The inconvenient truth about compulsory sex education

Jun 18, 2018 by

by Professor David Paton, The Conservative Woman:

We already know that schools in England, including primaries, will soon have compulsory relationships and sex education (SRE) forced upon them. However, the Government is yet to reveal the extent to which schools will be forced to follow the explicit, values-free approach to SRE for which the usual suspects from the sex education industry have been busy lobbying.

Groups such as the Sex Education Forum and FPA often claim that their promotion of so-called ‘Comprehensive Sex Education’ (or CSE) is ‘evidence-based’. I wonder what they make of a new study from the Institute for Research & Evaluation (IRE) which takes a forensic look at the evidence relating to CSE programmes in the US and elsewhere.

It covers the impact of CSE on a range of outcomes including reductions in teen pregnancy, (STIs, or, in the US, STDs), delayed sexual activity and contraceptive use.
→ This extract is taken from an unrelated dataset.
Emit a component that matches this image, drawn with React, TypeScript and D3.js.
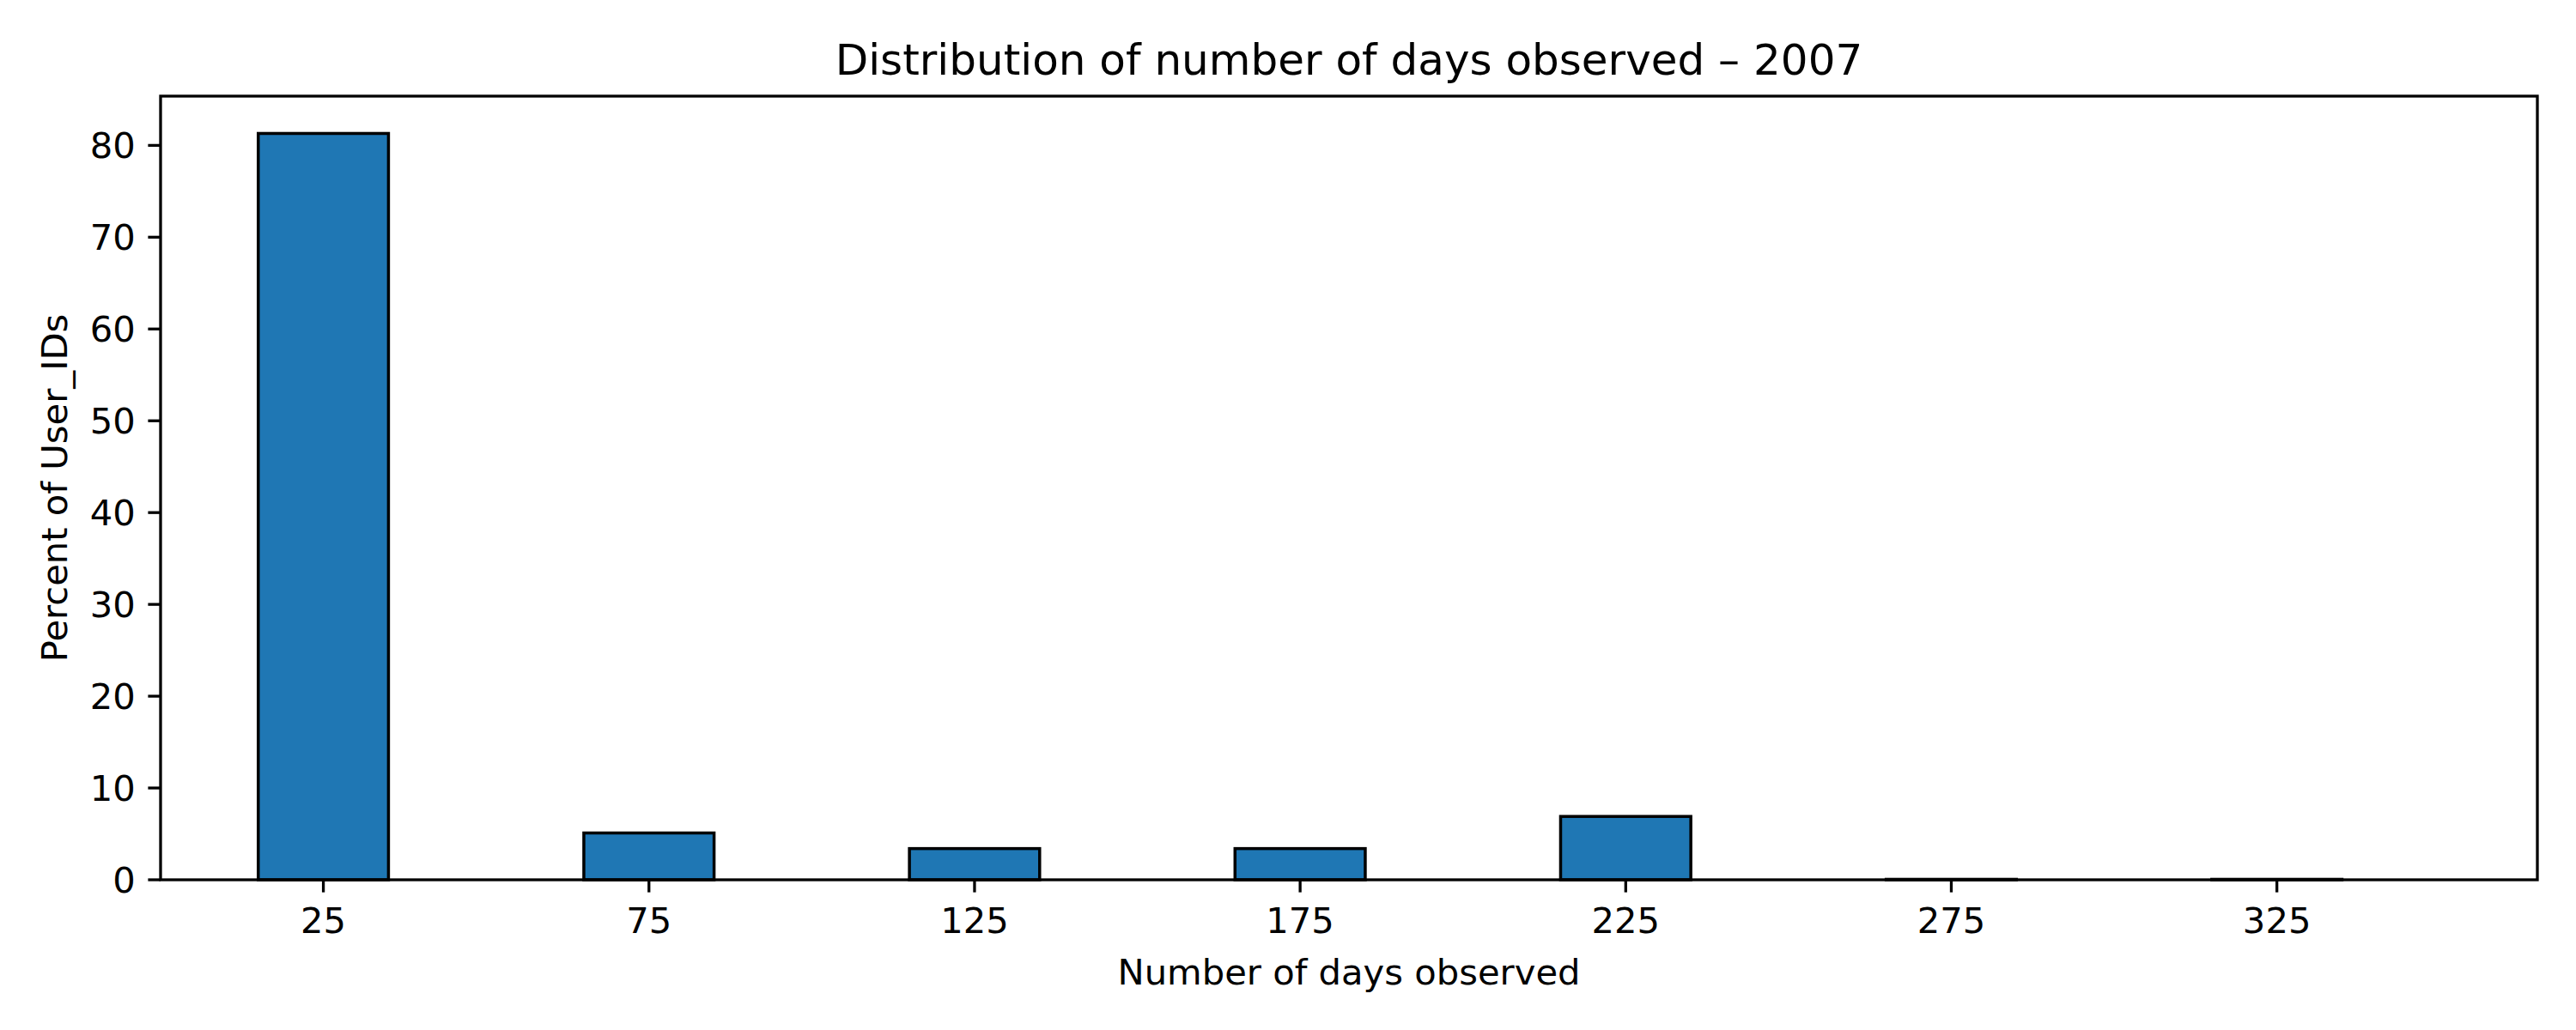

The findings are striking.

The study is clear that there is no evidence of sustained reductions in teen pregnancy or STDs from CSE programmes. It reports that there were a few initial findings of increased levels of abstinence and condom use, but ‘evidence from multiple replication studies did not confirm most of the original positive results’. Even worse, some programmes had negative outcomes such as increased rates of teenage sex or teenage pregnancy.

It concludes:

‘The research evidence indicates that CSE has essentially been ineffective in . . . classrooms and has produced a concerning number of negative outcomes.’